For more on how to calculate z-scores see [T-Score vs. Z-Score: What’s the Difference?](http://www.statisticshowto.com/when-to-use-a-t-score-vs-z-score/).

## Constructing the confidence interval

Let's construct the confidence interval for the bitcoin value for November 23rd.

In [0]:
# load your libraries
import matplotlib.pyplot as plt
import pandas as pd
import seaborn as sns
import random as rnd
import scipy.stats as stats
import numpy as np
from math import sqrt

In [0]:
%matplotlib inline

In [0]:
df = pd.read_csv('coindesk-bpi-USD-close_data-2017-11-22_2017-11-23.csv', sep=',', index_col='Date')
n = len(df) # number of observations in the dataset

We use the stats.norm.interval() to calculate a 95% confidence interval. We know the mean and standard deviation of the dataset. We use them to calculate the confidence interval.

In [0]:
mean, sigma = np.mean(df), np.std(df)
conf_int = stats.norm.interval(0.95,       # confidence level
                               loc=mean,   # mean
                               scale=sigma/sqrt(n))# error

In [0]:
conf_int

### Interpreting the confidence level

Our confidence interval was (8191.70365972, 8195.94356527). We can say that we are 95% certain that the interval (8094.14073669, 8293.50648829) contains the population mean, the price of bitcoin.

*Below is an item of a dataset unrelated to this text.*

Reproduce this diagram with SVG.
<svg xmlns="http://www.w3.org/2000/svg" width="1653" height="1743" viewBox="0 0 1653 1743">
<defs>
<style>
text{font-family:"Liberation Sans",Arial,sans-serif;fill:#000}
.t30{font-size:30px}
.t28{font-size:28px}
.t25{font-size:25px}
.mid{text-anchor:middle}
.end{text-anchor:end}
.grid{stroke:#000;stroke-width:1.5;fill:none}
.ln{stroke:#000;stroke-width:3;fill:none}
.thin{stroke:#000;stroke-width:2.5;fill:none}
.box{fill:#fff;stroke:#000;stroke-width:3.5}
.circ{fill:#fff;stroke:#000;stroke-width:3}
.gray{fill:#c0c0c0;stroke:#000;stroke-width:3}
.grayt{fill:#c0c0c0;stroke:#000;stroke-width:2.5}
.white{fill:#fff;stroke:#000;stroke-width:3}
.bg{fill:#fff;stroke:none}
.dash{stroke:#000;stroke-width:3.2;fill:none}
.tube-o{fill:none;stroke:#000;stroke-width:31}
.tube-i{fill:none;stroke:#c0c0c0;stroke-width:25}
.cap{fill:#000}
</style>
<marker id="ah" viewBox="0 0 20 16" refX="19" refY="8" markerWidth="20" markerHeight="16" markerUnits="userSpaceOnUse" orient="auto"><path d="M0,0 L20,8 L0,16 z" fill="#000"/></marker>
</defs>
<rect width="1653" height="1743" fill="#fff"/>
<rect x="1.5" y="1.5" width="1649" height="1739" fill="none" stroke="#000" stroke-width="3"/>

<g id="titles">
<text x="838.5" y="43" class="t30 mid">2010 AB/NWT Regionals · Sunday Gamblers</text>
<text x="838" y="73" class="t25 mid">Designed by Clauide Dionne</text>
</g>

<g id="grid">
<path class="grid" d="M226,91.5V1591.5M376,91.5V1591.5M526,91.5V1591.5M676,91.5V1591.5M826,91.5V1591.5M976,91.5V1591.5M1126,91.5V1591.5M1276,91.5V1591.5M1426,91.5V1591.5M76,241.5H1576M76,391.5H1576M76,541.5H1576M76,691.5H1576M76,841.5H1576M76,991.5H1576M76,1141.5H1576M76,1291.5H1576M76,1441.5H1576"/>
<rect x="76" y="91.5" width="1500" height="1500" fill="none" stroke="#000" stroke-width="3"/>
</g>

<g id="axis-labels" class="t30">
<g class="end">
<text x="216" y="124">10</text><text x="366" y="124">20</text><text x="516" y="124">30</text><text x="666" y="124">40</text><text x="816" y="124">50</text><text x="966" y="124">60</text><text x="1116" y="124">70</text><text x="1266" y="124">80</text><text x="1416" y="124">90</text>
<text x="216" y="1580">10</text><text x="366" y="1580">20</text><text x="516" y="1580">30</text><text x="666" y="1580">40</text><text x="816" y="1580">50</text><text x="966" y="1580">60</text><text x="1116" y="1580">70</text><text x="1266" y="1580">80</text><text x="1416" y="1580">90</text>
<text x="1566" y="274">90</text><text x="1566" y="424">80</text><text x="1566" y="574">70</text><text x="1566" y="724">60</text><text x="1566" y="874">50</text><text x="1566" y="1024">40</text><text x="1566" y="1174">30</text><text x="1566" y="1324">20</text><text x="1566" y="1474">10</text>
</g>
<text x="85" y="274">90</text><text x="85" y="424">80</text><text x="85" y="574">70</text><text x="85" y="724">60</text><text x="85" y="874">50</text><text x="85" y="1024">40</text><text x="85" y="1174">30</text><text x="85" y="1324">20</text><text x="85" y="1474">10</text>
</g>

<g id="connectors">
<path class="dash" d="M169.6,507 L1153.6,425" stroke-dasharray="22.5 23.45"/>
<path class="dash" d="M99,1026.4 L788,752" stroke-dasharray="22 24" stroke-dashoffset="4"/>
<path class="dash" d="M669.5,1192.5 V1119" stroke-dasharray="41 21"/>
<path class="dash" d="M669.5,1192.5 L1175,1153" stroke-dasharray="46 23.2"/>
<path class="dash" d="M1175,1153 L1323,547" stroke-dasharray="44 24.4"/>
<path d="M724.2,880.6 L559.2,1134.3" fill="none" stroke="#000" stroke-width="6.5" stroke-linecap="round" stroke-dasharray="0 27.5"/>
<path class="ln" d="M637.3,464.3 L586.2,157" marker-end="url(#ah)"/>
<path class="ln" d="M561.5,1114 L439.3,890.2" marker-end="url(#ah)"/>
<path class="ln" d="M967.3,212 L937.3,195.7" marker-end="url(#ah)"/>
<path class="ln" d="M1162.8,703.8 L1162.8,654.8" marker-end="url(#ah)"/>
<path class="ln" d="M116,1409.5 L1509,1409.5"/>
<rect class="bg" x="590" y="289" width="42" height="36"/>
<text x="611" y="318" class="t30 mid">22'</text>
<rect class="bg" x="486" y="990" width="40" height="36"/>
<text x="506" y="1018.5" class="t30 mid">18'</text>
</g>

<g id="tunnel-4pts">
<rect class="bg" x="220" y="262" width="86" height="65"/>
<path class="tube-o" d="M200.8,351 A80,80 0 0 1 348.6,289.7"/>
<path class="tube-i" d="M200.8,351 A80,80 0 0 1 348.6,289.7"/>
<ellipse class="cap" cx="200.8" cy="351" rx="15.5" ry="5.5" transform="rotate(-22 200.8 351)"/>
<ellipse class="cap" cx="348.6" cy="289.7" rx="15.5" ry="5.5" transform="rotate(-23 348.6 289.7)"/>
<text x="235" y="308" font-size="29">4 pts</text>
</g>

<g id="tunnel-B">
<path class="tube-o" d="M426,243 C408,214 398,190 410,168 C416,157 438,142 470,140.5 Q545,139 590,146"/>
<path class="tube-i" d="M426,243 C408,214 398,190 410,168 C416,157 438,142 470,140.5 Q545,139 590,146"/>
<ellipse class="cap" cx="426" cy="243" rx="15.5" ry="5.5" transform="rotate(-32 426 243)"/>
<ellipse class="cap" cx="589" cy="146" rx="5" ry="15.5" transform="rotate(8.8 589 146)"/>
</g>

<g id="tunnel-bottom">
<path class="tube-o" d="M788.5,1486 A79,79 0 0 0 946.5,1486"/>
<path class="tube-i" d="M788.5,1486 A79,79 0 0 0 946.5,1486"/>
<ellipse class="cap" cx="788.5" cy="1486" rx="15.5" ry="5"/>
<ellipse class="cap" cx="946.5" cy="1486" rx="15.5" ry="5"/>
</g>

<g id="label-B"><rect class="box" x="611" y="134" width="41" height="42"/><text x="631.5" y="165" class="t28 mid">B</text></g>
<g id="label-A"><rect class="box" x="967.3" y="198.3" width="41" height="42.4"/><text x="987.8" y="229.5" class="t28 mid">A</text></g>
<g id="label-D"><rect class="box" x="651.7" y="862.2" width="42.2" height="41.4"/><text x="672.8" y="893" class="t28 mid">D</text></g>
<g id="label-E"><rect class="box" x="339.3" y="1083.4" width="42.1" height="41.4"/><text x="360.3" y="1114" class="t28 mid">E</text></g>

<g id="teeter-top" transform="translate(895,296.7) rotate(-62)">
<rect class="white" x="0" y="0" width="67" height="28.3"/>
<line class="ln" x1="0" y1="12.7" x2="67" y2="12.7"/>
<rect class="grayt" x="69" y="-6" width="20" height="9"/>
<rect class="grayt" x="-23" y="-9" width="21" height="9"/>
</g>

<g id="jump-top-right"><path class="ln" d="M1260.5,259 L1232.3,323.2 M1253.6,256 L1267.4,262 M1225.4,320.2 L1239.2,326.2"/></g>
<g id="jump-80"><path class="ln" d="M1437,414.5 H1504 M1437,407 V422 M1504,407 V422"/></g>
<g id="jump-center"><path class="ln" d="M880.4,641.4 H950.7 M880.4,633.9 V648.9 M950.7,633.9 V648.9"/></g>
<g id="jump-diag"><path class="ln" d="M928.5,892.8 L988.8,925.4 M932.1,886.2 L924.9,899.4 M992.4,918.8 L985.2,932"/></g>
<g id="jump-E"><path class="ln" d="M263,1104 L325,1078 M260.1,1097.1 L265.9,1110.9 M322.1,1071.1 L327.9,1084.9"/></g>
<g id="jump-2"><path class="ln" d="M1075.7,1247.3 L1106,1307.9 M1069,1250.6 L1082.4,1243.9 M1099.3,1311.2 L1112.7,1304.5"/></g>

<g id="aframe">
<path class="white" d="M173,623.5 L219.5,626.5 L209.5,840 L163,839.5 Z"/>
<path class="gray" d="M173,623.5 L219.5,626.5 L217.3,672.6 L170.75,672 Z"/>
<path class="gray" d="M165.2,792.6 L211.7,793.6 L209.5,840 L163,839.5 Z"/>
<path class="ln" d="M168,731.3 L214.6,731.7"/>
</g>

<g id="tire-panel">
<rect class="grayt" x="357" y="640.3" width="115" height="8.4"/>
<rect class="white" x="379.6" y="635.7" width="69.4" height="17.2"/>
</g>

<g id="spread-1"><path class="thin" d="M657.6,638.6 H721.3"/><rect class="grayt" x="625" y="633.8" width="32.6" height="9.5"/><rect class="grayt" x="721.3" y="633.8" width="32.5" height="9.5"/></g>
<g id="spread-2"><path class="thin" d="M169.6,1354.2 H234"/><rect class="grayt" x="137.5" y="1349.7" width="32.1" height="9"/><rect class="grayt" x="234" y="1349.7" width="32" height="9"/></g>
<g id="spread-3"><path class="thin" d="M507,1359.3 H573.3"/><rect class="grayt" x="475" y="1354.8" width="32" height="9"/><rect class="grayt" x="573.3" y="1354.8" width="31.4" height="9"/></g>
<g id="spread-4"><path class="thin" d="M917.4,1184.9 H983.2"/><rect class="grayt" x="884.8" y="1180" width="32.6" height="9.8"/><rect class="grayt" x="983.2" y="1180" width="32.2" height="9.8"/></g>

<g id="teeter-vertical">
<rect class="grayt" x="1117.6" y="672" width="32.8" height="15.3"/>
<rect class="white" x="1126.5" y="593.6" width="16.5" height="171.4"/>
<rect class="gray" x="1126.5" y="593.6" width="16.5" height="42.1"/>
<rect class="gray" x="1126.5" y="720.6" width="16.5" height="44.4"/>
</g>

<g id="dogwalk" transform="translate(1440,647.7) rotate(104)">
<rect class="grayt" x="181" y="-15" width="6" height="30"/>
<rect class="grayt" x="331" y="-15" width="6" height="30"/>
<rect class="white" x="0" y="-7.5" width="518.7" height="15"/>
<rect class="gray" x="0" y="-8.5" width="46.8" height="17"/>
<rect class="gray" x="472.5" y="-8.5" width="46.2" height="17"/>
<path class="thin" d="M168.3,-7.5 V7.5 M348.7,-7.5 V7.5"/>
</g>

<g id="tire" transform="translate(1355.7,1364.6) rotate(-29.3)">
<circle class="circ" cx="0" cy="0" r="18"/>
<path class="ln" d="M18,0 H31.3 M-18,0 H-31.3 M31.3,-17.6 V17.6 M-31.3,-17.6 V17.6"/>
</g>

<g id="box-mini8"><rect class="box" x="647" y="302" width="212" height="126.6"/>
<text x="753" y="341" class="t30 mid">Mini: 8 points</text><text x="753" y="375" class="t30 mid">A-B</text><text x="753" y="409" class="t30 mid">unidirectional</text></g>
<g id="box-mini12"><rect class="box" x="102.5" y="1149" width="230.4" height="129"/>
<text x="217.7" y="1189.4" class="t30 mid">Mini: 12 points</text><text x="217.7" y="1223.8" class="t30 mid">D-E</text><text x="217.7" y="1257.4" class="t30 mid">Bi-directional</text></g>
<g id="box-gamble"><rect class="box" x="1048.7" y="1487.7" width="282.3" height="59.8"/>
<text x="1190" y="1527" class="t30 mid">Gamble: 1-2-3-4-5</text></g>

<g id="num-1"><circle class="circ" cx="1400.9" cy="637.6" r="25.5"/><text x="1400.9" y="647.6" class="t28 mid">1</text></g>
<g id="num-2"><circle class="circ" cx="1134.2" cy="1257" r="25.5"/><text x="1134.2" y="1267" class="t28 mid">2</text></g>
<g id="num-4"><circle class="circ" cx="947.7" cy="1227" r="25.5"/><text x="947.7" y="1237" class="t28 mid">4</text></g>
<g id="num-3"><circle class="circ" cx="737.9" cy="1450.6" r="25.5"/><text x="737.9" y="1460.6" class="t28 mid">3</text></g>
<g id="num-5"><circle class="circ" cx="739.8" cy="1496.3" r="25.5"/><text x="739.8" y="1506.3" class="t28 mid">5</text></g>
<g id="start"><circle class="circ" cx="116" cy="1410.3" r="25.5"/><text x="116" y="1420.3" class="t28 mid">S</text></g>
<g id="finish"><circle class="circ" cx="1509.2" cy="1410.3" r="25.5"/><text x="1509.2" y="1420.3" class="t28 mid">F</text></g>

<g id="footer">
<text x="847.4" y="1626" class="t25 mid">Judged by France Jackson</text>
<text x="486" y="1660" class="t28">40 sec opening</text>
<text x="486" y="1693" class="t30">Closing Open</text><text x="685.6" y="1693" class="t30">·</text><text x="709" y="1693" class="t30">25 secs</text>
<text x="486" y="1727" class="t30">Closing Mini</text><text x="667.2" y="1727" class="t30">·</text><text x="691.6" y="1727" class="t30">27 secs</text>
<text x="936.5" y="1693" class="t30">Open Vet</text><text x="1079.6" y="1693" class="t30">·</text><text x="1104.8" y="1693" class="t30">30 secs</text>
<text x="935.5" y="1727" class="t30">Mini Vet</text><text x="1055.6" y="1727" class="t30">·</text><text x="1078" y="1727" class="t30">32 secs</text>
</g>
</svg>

## Visualizing confidence intervals

The frequency with which the confidence intervals contain the true population mean when an experiment is repeated infinitely many times can be visualised using error bar plots. Let's sample using simple random sampling. Assuming the standard deviation is known (which we calculated from the data set), let's sample 100 times from the bitcoin data set, selecting samples of size 25 each time.

In [0]:
sigma = df.std()  # known standard deviation
intervals = []    # confidence intervals 
sample_means = []
for i in range(0,10):
    sample = np.random.choice(df['Close Price'], size=25)  # take a random sample of size 25 from data
    sample_means.append(np.mean(sample))          # compute the sample mean 
    deviation = sigma / sqrt(len(sample))              # compute part sigma/sqrt(n)
    intervals.append(stats.norm.interval(.95, loc=np.mean(sample), scale=deviation)) # compute the confidence interval

In the above code, we simulate the experiment 100 times, each time selecting sample sizes of 25. Now we calculate create the error bar interval from the `intervals` object.

In [0]:
yerr = []
for i in intervals:
    yerr.append(i[1] - i[0]) # now have two separate numbers

In [0]:
plt.figure(figsize=(10,9))
plt.errorbar(x=np.arange(0,10), 
             y=sample_means,
             yerr=yerr,
            fmt = 'o')
plt.xlabel('Sample nr.')
plt.ylabel('Mean, CI')
plt.hlines(xmin=0, xmax=10,
           y=mean, 
           linewidth=2.0,
           color="red")

#plt.errorbar([0,1,2,3], data_m, yerr=ss.t.ppf(0.95, data_df)*data_sd)

The red horizontal line indicates the true population mean. The vertical bars are the confidence intervals generated from the 10 samples.

For more on plotting confidence intervals and plotting error bars see [Life is a Study](https://hamelg.blogspot.co.za/2015/11/python-for-data-analysis-part-23-point.html).


### Interpreting errorbars

Approximately 95% of the intervals should contain the true value, which is 8193.82 USD, which is indicated as the horizontal red line in the plot. We observe here that the confidence interval is a random quantity, subject to sampling variability. 

### Exercise

Construct 99% confidence intervals similarly to the way we constructed the 95% confidence intervals. Sample from the population. Create an errorbar plot of the confidence intervals.